I recently read a book called Anatomy of Peace. The objective of the book is to teach us how to resolve conflict in our lives. One of the first lessons taught is how to identify whether we are seeing others as people or as objects. To put this in very basic terms, when we see someone as a person we acknowledge that that person has needs and feelings just like us. Where as when we see someone as an object, they don't have individual feelings or needs, but are just part of a group, social class or "type" of people. By labeling someone as an object, it strips them of any personal or individual feelings or characteristics. This can be applied on so many levels, but the lesson is always the same. We treat others differently when we see them as people instead of objects. The book goes on to explain how these views of others effect our relationships and teaches how to over come these challenges we all face.

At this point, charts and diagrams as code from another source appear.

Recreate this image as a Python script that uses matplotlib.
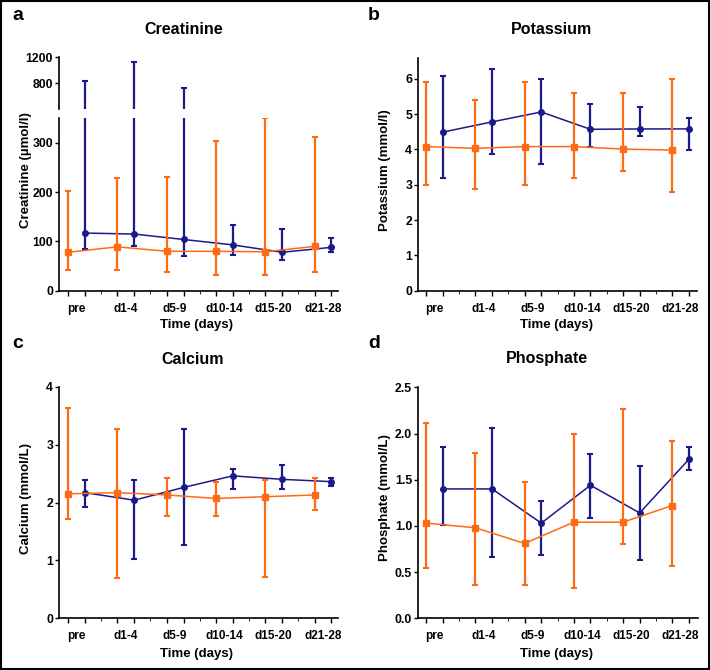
import matplotlib
matplotlib.use("Agg")
import matplotlib.pyplot as plt
from matplotlib.patches import Rectangle
import numpy as np

plt.rcParams['font.family'] = ['Liberation Sans', 'DejaVu Sans']
plt.rcParams['font.weight'] = 'bold'

categories = ["pre", "d1-4", "d5-9", "d10-14", "d15-20", "d21-28"]

# Creatinine (µmol/l)
crea_orange = [78, 89, 80, 80, 79, 90]
crea_orange_lo = [42, 43, 37, 31, 32, 38]
crea_orange_hi = [203, 229, 230, 303, 350, 313]
crea_blue = [117, 115, 104, 93, 78, 88]
crea_blue_lo = [84, 91, 70, 72, 63, 78]
crea_blue_hi = [840, 1120, 728, 133, 125, 108]

# Potassium (mmol/l)
pot_orange = [4.08, 4.03, 4.08, 4.08, 4.01, 3.98]
pot_orange_lo = [3.0, 2.89, 3.0, 3.19, 3.39, 2.79]
pot_orange_hi = [5.9, 5.4, 5.9, 5.6, 5.6, 6.0]
pot_blue = [4.49, 4.78, 5.06, 4.57, 4.58, 4.58]
pot_blue_lo = [3.19, 3.88, 3.59, 4.08, 4.39, 3.98]
pot_blue_hi = [6.08, 6.29, 5.99, 5.28, 5.19, 4.89]

# Calcium (mmol/L)
ca_orange = [2.15, 2.17, 2.13, 2.07, 2.10, 2.13]
ca_orange_lo = [1.72, 0.70, 1.77, 1.77, 0.71, 1.87]
ca_orange_hi = [3.64, 3.27, 2.42, 2.35, 2.39, 2.43]
ca_blue = [2.17, 2.04, 2.26, 2.46, 2.40, 2.36]
ca_blue_lo = [1.93, 1.02, 1.27, 2.24, 2.23, 2.28]
ca_blue_hi = [2.38, 2.39, 3.27, 2.58, 2.64, 2.43]

# Phosphate (mmol/L)
ph_orange = [1.03, 0.98, 0.81, 1.04, 1.04, 1.22]
ph_orange_lo = [0.54, 0.36, 0.36, 0.33, 0.80, 0.57]
ph_orange_hi = [2.11, 1.79, 1.48, 2.00, 2.27, 1.92]
ph_blue = [1.40, 1.40, 1.03, 1.44, 1.14, 1.72]
ph_blue_lo = [1.01, 0.66, 0.68, 1.09, 0.63, 1.60]
ph_blue_hi = [1.85, 2.06, 1.27, 1.78, 1.65, 1.85]

ORANGE = '#FF6A14'
BLUE = '#1A1A8A'
OFF = 0.17

W, H = 710, 670
fig = plt.figure(figsize=(W / 100, H / 100), dpi=100)


def px_axes(left, top, right, bottom):
    return fig.add_axes([left / W, 1 - bottom / H, (right - left) / W, (bottom - top) / H])


def draw_series(ax, mean, lo, hi, color, xoff, marker, z):
    x = np.arange(len(mean)) + xoff
    mean = np.asarray(mean, float)
    yerr = [mean - np.asarray(lo, float), np.asarray(hi, float) - mean]
    ax.errorbar(x, mean, yerr=yerr, fmt='none', ecolor=color, elinewidth=1.6,
                capsize=2.0, capthick=1.5, zorder=z)
    ax.plot(x, mean, color=color, lw=1.1, marker=marker, ms=4, zorder=z + 0.5)


def style_axes(ax, xlim, bottom=True):
    for s in ['top', 'right']:
        ax.spines[s].set_visible(False)
    ax.spines['left'].set_linewidth(1.2)
    ax.spines['bottom'].set_linewidth(1.2)
    ax.set_xlim(*xlim)
    ax.tick_params(axis='y', length=3, width=1.0, pad=1.5, labelsize=8.8)
    for lab in ax.get_yticklabels():
        lab.set_fontweight('bold')
    if bottom:
        n = len(categories)
        tickpos = []
        for i in range(n):
            tickpos += [i - OFF, i + OFF]
        ax.set_xticks(tickpos)
        ax.set_xticklabels([])
        ax.set_xticks([i + 0.5 for i in range(n - 1)], minor=True)
        ax.tick_params(axis='x', which='major', length=3.5, width=1.0)
        ax.tick_params(axis='x', which='minor', length=2, width=0.6)
        for i, c in enumerate(categories):
            ax.annotate(c, xy=(i, 0), xycoords=('data', 'axes fraction'),
                        xytext=(0, -8.5), textcoords='offset points',
                        ha='center', va='top', fontsize=8.5, fontweight='bold')
    else:
        ax.spines['bottom'].set_visible(False)
        ax.set_xticks([])


# Panel a: Creatinine (broken axis)
ax_a_lo = px_axes(59.3, 118.3, 338.3, 290.7)
ax_a_hi = px_axes(59.3, 57.3, 338.3, 109.3)
for ax in (ax_a_lo, ax_a_hi):
    draw_series(ax, crea_blue, crea_blue_lo, crea_blue_hi, BLUE, OFF, 'o', 2)
    draw_series(ax, crea_orange, crea_orange_lo, crea_orange_hi, ORANGE, -OFF, 's', 3)
ax_a_lo.set_ylim(0, 350)
ax_a_lo.set_yticks([0, 100, 200, 300])
ax_a_hi.set_ylim(400, 1200)
ax_a_hi.set_yticks([800, 1200])
style_axes(ax_a_lo, (-0.35, 5.31))
style_axes(ax_a_hi, (-0.35, 5.31), bottom=False)

# Panel b: Potassium
ax_b = px_axes(418.3, 58.3, 696.7, 290.7)
draw_series(ax_b, pot_blue, pot_blue_lo, pot_blue_hi, BLUE, OFF, 'o', 2)
draw_series(ax_b, pot_orange, pot_orange_lo, pot_orange_hi, ORANGE, -OFF, 's', 3)
ax_b.set_ylim(0, 6.58)
ax_b.set_yticks(range(0, 7))
style_axes(ax_b, (-0.33, 5.33))

# Panel c: Calcium
ax_c = px_axes(59.3, 386.7, 338.3, 618.3)
draw_series(ax_c, ca_blue, ca_blue_lo, ca_blue_hi, BLUE, OFF, 'o', 2)
draw_series(ax_c, ca_orange, ca_orange_lo, ca_orange_hi, ORANGE, -OFF, 's', 3)
ax_c.set_ylim(0, 4)
ax_c.set_yticks(range(0, 5))
style_axes(ax_c, (-0.35, 5.31))

# Panel d: Phosphate
ax_d = px_axes(418.3, 387.3, 697.7, 618.3)
draw_series(ax_d, ph_blue, ph_blue_lo, ph_blue_hi, BLUE, OFF, 'o', 2)
draw_series(ax_d, ph_orange, ph_orange_lo, ph_orange_hi, ORANGE, -OFF, 's', 3)
ax_d.set_ylim(0, 2.5)
ax_d.set_yticks([0, 0.5, 1.0, 1.5, 2.0, 2.5])
ax_d.set_yticklabels(['0.0', '0.5', '1.0', '1.5', '2.0', '2.5'])
style_axes(ax_d, (-0.33, 5.35))


def ftext(xp, yp, s, **kw):
    fig.text(xp / W, 1 - yp / H, s, fontweight='bold', **kw)


# Titles
ftext(184, 30, "Creatinine", ha='center', va='center', fontsize=11.5)
ftext(552, 30, "Potassium", ha='center', va='center', fontsize=11.5)
ftext(193, 359, "Calcium", ha='center', va='center', fontsize=11.5)
ftext(547, 359, "Phosphate", ha='center', va='center', fontsize=11.5)

# Panel letters
ftext(12, 15, "a", ha='left', va='center', fontsize=14)
ftext(368, 15, "b", ha='left', va='center', fontsize=14)
ftext(12, 344, "c", ha='left', va='center', fontsize=14)
ftext(368, 344, "d", ha='left', va='center', fontsize=14)

# Y labels
ftext(25.7, 170, "Creatinine (µmol/l)", ha='center', va='center', rotation=90, fontsize=9.5)
ftext(385, 170, "Potassium (mmol/l)", ha='center', va='center', rotation=90, fontsize=9.5)
ftext(25.7, 498, "Calcium (mmol/L)", ha='center', va='center', rotation=90, fontsize=9.5)
ftext(385, 498, "Phosphate (mmol/L)", ha='center', va='center', rotation=90, fontsize=9.5)

# X labels
ftext(196, 325, "Time (days)", ha='center', va='center', fontsize=9.5)
ftext(557, 325, "Time (days)", ha='center', va='center', fontsize=9.5)
ftext(196, 654, "Time (days)", ha='center', va='center', fontsize=9.5)
ftext(557, 654, "Time (days)", ha='center', va='center', fontsize=9.5)

# Figure border
fig.patches.append(Rectangle((0.001, 0.001), 0.997, 0.997, transform=fig.transFigure,
                             fill=False, edgecolor='black', linewidth=1.5))

fig.savefig("out.png", dpi=100)
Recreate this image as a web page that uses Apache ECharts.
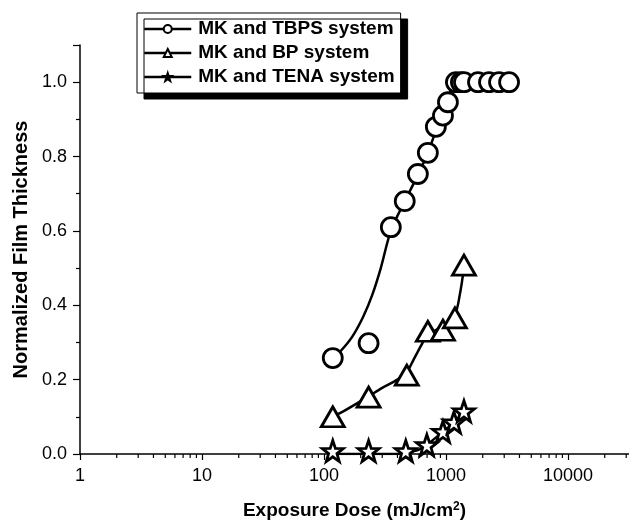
<!DOCTYPE html>
<html><head><meta charset="utf-8">
<script src="https://cdn.jsdelivr.net/npm/echarts@6/dist/echarts.min.js"></script>
<style>html,body{margin:0;padding:0;background:#fff}#c{width:629px;height:521px}</style>
</head><body><div id="c"></div>
<script>
const seriesNames = ['MK and TBPS system', 'MK and BP system', 'MK and TENA system'];
const majorTickLabels = [1, 10, 100, 1000, 10000];
const minorTickDose = [2,3,4,5,6,7,8,9,20,30,40,50,60,70,80,90,200,300,400,500,600,700,800,900,2000,3000,4000,5000,6000,7000,8000,9000,20000,30000];

// measured points
const tbpsDose  = [118, 232, 353, 459, 588, 710, 826, 944, 1037, 1206, 1325, 1403, 1829, 2252, 2721, 3288];
const tbpsThick = [0.258, 0.298, 0.61, 0.68, 0.753, 0.81, 0.88, 0.91, 0.946, 1.0, 1.0, 1.0, 1.0, 1.0, 1.0, 1.0];
const bpDose    = [118, 232, 477, 710, 944, 1183, 1403];
const bpThick   = [0.10, 0.153, 0.212, 0.33, 0.333, 0.366, 0.508];
const tenaDose  = [118, 232, 468, 697, 944, 1161, 1403];
const tenaThick = [0.008, 0.008, 0.008, 0.024, 0.06, 0.085, 0.115];

// fitted curves
const tbpsFitDose  = [118, 137, 170, 210, 250, 292, 353, 459, 588, 710, 826, 944, 1037, 1206, 1500, 3288];
const tbpsFitThick = [0.258, 0.277, 0.315, 0.37, 0.43, 0.5, 0.6, 0.68, 0.75, 0.81, 0.87, 0.92, 0.955, 1.0, 1.0, 1.0];
const bpFitDose    = [118, 150, 232, 300, 400, 477, 545, 646, 710, 944, 1183, 1300, 1403];
const bpFitThick   = [0.10, 0.118, 0.155, 0.178, 0.2, 0.22, 0.255, 0.3, 0.32, 0.345, 0.375, 0.43, 0.50];
const tenaFitDose  = [118, 232, 400, 500, 600, 697, 944, 1161, 1403];
const tenaFitThick = [0.0, 0.0, 0.0, 0.005, 0.012, 0.025, 0.06, 0.085, 0.115];

const zip = (a, b) => a.map((v, i) => [v, b[i]]);
const starPath = 'path://M0,-10 L2.35,-3.24 L9.51,-3.09 L3.8,1.24 L5.88,8.09 L0,4 L-5.88,8.09 L-3.8,1.24 L-9.51,-3.09 L-2.35,-3.24 Z';
const FONT = 'Liberation Sans, Arial, sans-serif';

const chart = echarts.init(document.getElementById('c'));

function markerSeries(name, data, symbol, size) {
  return {
    name, type: 'line', data, symbol, symbolSize: size, showSymbol: true,
    itemStyle: { color: '#fff', borderColor: '#000', borderWidth: 2.8 },
    lineStyle: { opacity: 0 }, z: 4, animation: false, silent: true
  };
}
function fitSeries(name, data) {
  return {
    name, type: 'line', data, symbol: 'none', smooth: 0.3,
    lineStyle: { color: '#000', width: 2.5 }, z: 3, animation: false, silent: true
  };
}

chart.setOption({
  animation: false,
  textStyle: { fontFamily: FONT, color: '#000' },
  grid: { left: 80, right: 0, top: 45, bottom: 67, containLabel: false, outerBoundsMode: 'none' },
  legend: {
    orient: 'vertical', left: 137, top: 13, padding: [6, 6, 6, 6],
    itemGap: 4, itemWidth: 47, itemHeight: 10,
    data: [
      { name: seriesNames[0] },
      { name: seriesNames[1] },
      { name: seriesNames[2], itemStyle: { color: '#000' } }
    ],
    textStyle: { fontSize: 19, fontWeight: 'bold', color: '#000', fontFamily: FONT, lineHeight: 20, padding: [0, 0, 0, 2] },
    backgroundColor: '#fff', borderColor: '#000', borderWidth: 1,
    shadowColor: '#000', shadowOffsetX: 7, shadowOffsetY: 6, shadowBlur: 0,
    lineStyle: { color: '#000', width: 2.5, opacity: 1 },
    itemStyle: { borderWidth: 2 },
    selectedMode: false
  },
  xAxis: {
    type: 'log', logBase: 10, min: 1, max: 31623,
    name: 'Exposure Dose (mJ/cm{sup|2})', nameLocation: 'middle', nameGap: 47,
    nameTextStyle: { fontSize: 19, fontWeight: 'bold', color: '#000', fontFamily: FONT,
      rich: { sup: { fontSize: 12, fontWeight: 'bold', verticalAlign: 'top', fontFamily: FONT, padding: [0, 0, 8, 0] } } },
    axisLine: { show: true, lineStyle: { color: '#000', width: 1.5 } },
    axisTick: { show: true, inside: false, length: 6, lineStyle: { color: '#000', width: 1.2 } },
    minorTick: { show: false },
    splitLine: { show: false },
    axisLabel: {
      fontSize: 18, color: '#000', margin: 13, fontFamily: FONT, showMaxLabel: false,
      formatter: v => {
        const m = majorTickLabels.find(t => Math.abs(t - v) / t < 1e-6);
        return m !== undefined ? String(m) : '';
      }
    }
  },
  yAxis: {
    type: 'value', min: 0, max: 1.1, interval: 0.2,
    name: 'Normalized Film Thickness', nameLocation: 'middle', nameGap: 49,
    nameTextStyle: { fontSize: 20, fontWeight: 'bold', color: '#000', fontFamily: FONT },
    axisLine: { show: true, lineStyle: { color: '#000', width: 1.5 } },
    axisTick: { show: true, inside: false, length: 7, lineStyle: { color: '#000', width: 1.2 } },
    minorTick: { show: true, splitNumber: 2, length: 4, lineStyle: { color: '#000', width: 1.2 } },
    splitLine: { show: false },
    axisLabel: { fontSize: 18, color: '#000', margin: 13, fontFamily: FONT, showMaxLabel: false,
      formatter: v => v.toFixed(1) }
  },
  series: [
    fitSeries('TBPS fit', zip(tbpsFitDose, tbpsFitThick)),
    fitSeries('BP fit', zip(bpFitDose, bpFitThick)),
    fitSeries('TENA fit', zip(tenaFitDose, tenaFitThick)),
    markerSeries(seriesNames[0], zip(tbpsDose, tbpsThick), 'circle', 19),
    markerSeries(seriesNames[1], zip(bpDose, bpThick), 'triangle', [23, 20]),
    markerSeries(seriesNames[2], zip(tenaDose, tenaThick), starPath, 21)
  ]
});

// log minor ticks on the x axis, positioned through the axis scale
const y0 = chart.convertToPixel({ yAxisIndex: 0 }, 0);
chart.setOption({
  graphic: minorTickDose.map(v => {
    const x = chart.convertToPixel({ xAxisIndex: 0 }, v);
    return { type: 'line', silent: true, z: 10,
      shape: { x1: x, y1: y0, x2: x, y2: y0 + 4 },
      style: { stroke: '#000', lineWidth: 1.2 } };
  })
});
</script></body></html>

I have to say, it feels like it's been a long time since I felt sadness about the end of my marriage. I felt I had come to accept that what was done was done and I needed to focus on the future. Reading that book brought back a pain I hadn't felt in a long time. It's that pain that comes when we realize that we have seen those we love as objects and not as human beings. I found myself wishing I could go back and change the past, that I could have reacted differently in certain situations or just been a better person over all. The problem with pain is that, as uncomfortable as it may be, I believe it's a catalyst for changes we must make.

I got to see Art recently. He spoke in a fireside and as I listened to his stories again, I was so impressed by him. It's so hard to explain, but when I look at Art, I see someone who sees no objects, but only the people he is surrounded by. He would give you his time, his money and his love if you asked for it, and probably the same even if you didn't ask for it. The love from this man flows like a river. Unrestrained. I want to be like that. I don't know how, because I'm hopelessly flawed and selfish, but I want to be like Art. God willing. Someday.